Enter Project Esther, a new policy initiative developed by the conservative Heritage Foundation and fast-tracked during President Donald Trump’s second term. Publicly framed as a national effort to combat antisemitism, the project proposes sweeping federal policies to address what it labels anti-Jewish hate. These include expanded surveillance of protest activity, penalties for institutions that tolerate “anti-Israel bias,” broader definitions of antisemitism and restrictions on political speech — especially criticism of the Israeli government or advocacy for Palestinian rights. It also calls for tighter visa policies, monitoring of foreign students and potential defunding of universities where such speech is prevalent.

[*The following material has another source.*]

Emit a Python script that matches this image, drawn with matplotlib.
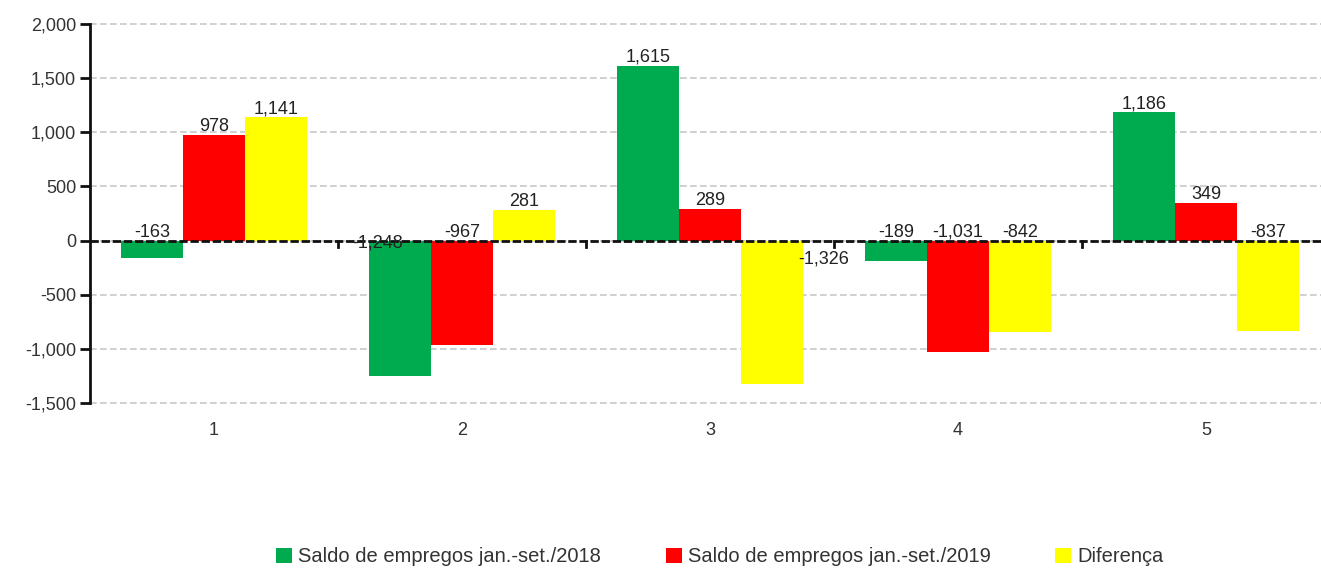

While Project Esther claims to protect Jewish communities and promote safer public discourse, its actual scope reveals a troubling agenda. Rather than a measured approach to antisemitism, it functions as an ideological offensive — one that risks criminalizing criticism of Israeli policy, suppressing peaceful pro-Palestinian activism and enforcing conformity across American institutions.

The branding of the initiative as “Project Esther” is particularly unsettling. The name evokes the biblical Queen Esther, who saved the Jewish people from extermination. The intended parallel is clear: to link today’s threats with ancient genocidal plots. While extremist rhetoric from groups like Hamas, Hezbollah and the Houthis warrants serious concern, invoking Queen Esther to justify domestic crackdowns on dissent is a manipulative use of sacred history to advance a partisan agenda.

Project Esther exploits legitimate concerns about antisemitism to justify tools of surveillance, censorship and state control. Dissent becomes danger. Advocacy for Palestinian rights is conflated with terrorism. Students and professors who voice critical views may face investigation, defunding or even deportation. Social media is to be purged of content deemed antisemitic — now defined so broadly it includes routine political speech. Foreign nationals sympathetic to Palestinian perspectives may be treated as national security threats.

Elements of Project Esther resemble a blueprint for authoritarian governance, aiming to impose a worldview not through open debate or a democratic process, but by legal force and institutional coercion.

In the short four months of the new Trump administration, Project Esther has advanced rapidly. According to The New York Times, more than half of its proposed measures are already surfacing in federal policy: threats to university funding, aggressive visa enforcement and increased surveillance of political speech.

This speed is no accident. It reflects the Heritage Foundation’s broader strategy — articulated in its companion initiative, Project 2025 — to embed operatives across the federal government and implement a hard-right agenda with minimal oversight.

We are not alone in raising concerns. Thirty-six former leaders of major Jewish organizations have publicly condemned Project Esther, warning that it weaponizes Jewish suffering to erode democratic norms and suppress dissent. They fear, rightly, that such overreach undermines the credibility of efforts to combat genuine antisemitism by turning it into a partisan weapon.

A healthy democracy demands space for open debate on contentious moral and political issues. Project Esther does the opposite. Under the guise of protection and patriotism, it threatens to undermine the foundations of pluralistic democracy. Queen Esther would not support actions that trample democratic principles for partisan purposes, or otherwise.